Colon, 23, suffered the injury when a foul ball on an up-and-in pitch struck him in the right eye in the third inning of a 5-2 victory at Tucson.
“He said he just committed to it,” assistant general manager J.J. Picollo said. “It was up, hit off the bat and hit his right eye — his back eye. No stitches, but they say there was a lot of blood.”
The examination next week will determine whether surgery is necessary.
Colon was the Royals’ first-round pick in 2010 and batted .289 this season at Class AA Northwest Arkansas before a recent promotion to Omaha, where he was seven for 17 in five games prior to his injury.
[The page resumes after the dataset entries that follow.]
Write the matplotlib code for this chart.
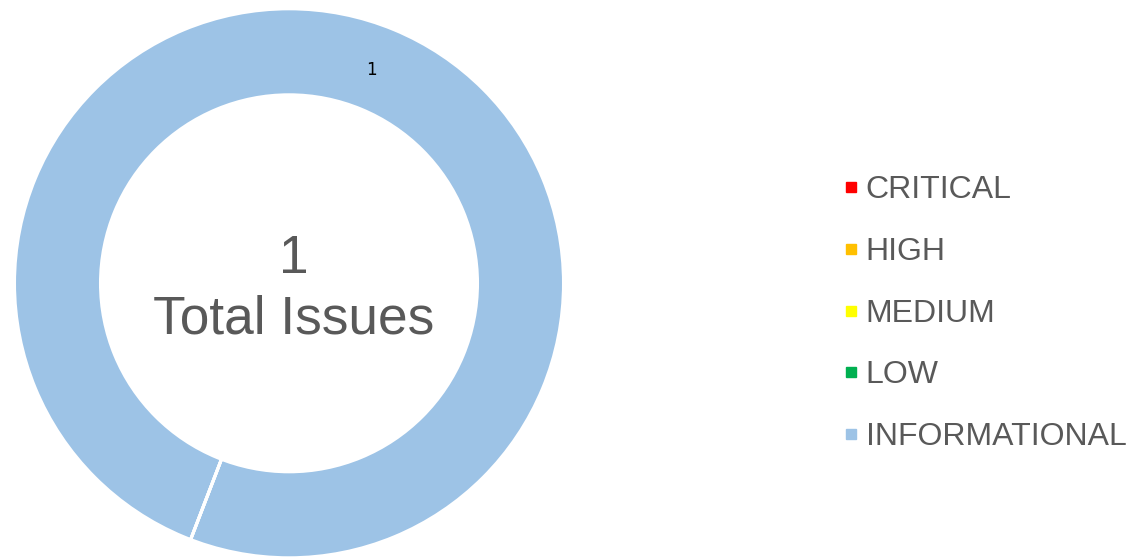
import matplotlib
matplotlib.use("Agg")
import matplotlib.pyplot as plt
from matplotlib.lines import Line2D
import numpy as np

categories = ["CRITICAL", "HIGH", "MEDIUM", "LOW", "INFORMATIONAL"]
counts = [0, 0, 0, 0, 1]
colors = ["#FF0000", "#FFC000", "#FFFF00", "#00B050", "#9DC3E6"]
total = sum(counts)

W, H = 1133, 559
plt.rcParams['font.family'] = ['Liberation Sans', 'DejaVu Sans']
fig = plt.figure(figsize=(W / 100, H / 100), dpi=100)
ax = fig.add_axes([0, 0, 1, 1])
ax.set_xlim(0, W)
ax.set_ylim(0, H)
ax.set_aspect('equal')
ax.axis('off')

cx, cy = 289, H - 283.3
R = 274.5
ring = 86
wedges, _ = ax.pie(counts, colors=colors, startangle=249, counterclock=False,
                   radius=R, center=(cx, cy), frame=True,
                   wedgeprops=dict(width=ring, edgecolor='white', linewidth=2.2))
for w, v in zip(wedges, counts):
    if v == 0:
        w.set_zorder(5)
ax.set_xlim(0, W)
ax.set_ylim(0, H)
ax.axis('off')

# data labels for non-zero slices
for w, v in zip(wedges, counts):
    if v > 0:
        mid = np.deg2rad((w.theta1 + w.theta2) / 2)
        rr = 229
        ax.text(cx + rr * np.cos(mid), cy + rr * np.sin(mid), str(v),
                ha='center', va='center', fontsize=12, color='black',
                family=['DejaVu Sans'])

ax.text(cx + 4.5, H - 259, str(total), ha='center', va='center', fontsize=38.3, color='#595959')
ax.text(cx + 5, H - 320, "Total Issues", ha='center', va='center', fontsize=38.3, color='#595959')

handles = [Line2D([], [], linestyle='none', marker='s', markersize=6.5,
                  markerfacecolor=c, markeredgecolor=c) for c in colors]
leg = ax.legend(handles, categories, loc='upper left',
                bbox_to_anchor=(845 / W, 1 - 175.5 / H), frameon=False,
                fontsize=23, labelcolor='#595959', handlelength=0.35,
                handletextpad=0.3, labelspacing=0.99, borderpad=0, borderaxespad=0)

fig.savefig("out.png", dpi=100, facecolor='white')
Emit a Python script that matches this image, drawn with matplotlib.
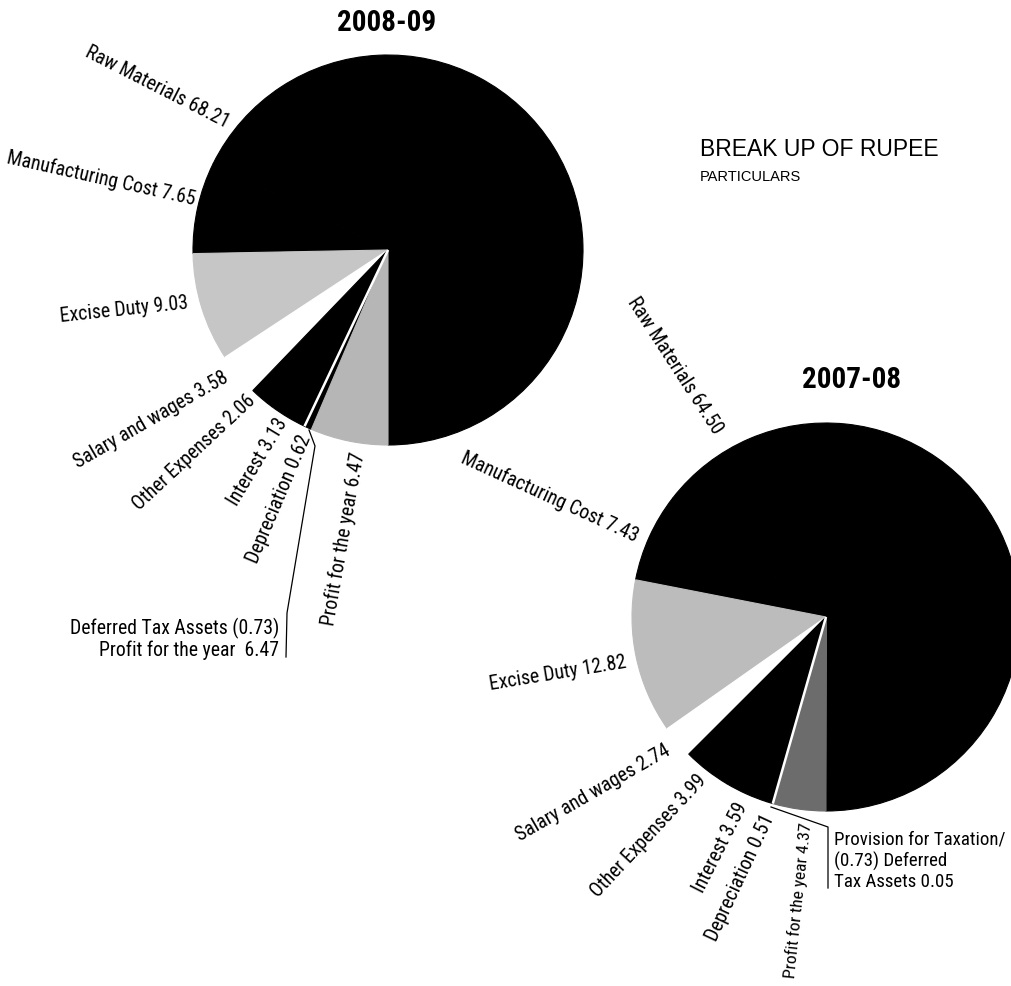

Picollo said Colon, if no surgery is required, could return to action within two weeks. Otherwise, he is likely to miss the rest of the season.
Royals to honor vets
The Royals are asking for nominations for a military veteran to sit in the Buck O’Neil Legacy Seat and be honored at the sixth annual Armed Forces Day commemoration on Sept. 15.
Nominations can be made at royals.com/buckseat until noon on August 31, explaining in 100 words or fewer why the veteran deserves to be recognized.
The winner, chosen by a panel from the National World War I Museum, will be honored before the game against the Angels.
Seitzer to be honored
Hitting coach Kevin Seitzer will be recognized by his alma mater, Eastern Illinois, in an Oct. 12 ceremony to retire the No. 2 he wore in college.
Seitzer batted .418 from 1981-83 at Eastern Illinois and will become the eighth athlete, and second baseball player, in school history to be so honored. Former Royals pitcher Marty Pattin’s No. 19 was retired in 2009.
Other Eastern Illinois athletes with retired numbers: Kevin Duckworth in men’s basketball, Nancy Kassebaum in women’s basketball, quarterbacks Tony Romo and Sean Payton in football, Erik Profitt in men’s soccer and triple jumper John Craft in track.
• Tuesday’s 5-0 victory over the Oakland A’s pushed the Royals’ record in midweek games to 28-16. The Royals are 12-6 on Tuesdays, 6-3 on Thursdays and entered Wednesday’s game 10-7 on “hump day.”
• Center fielder Jarrod Dyson turned 28 Wednesday.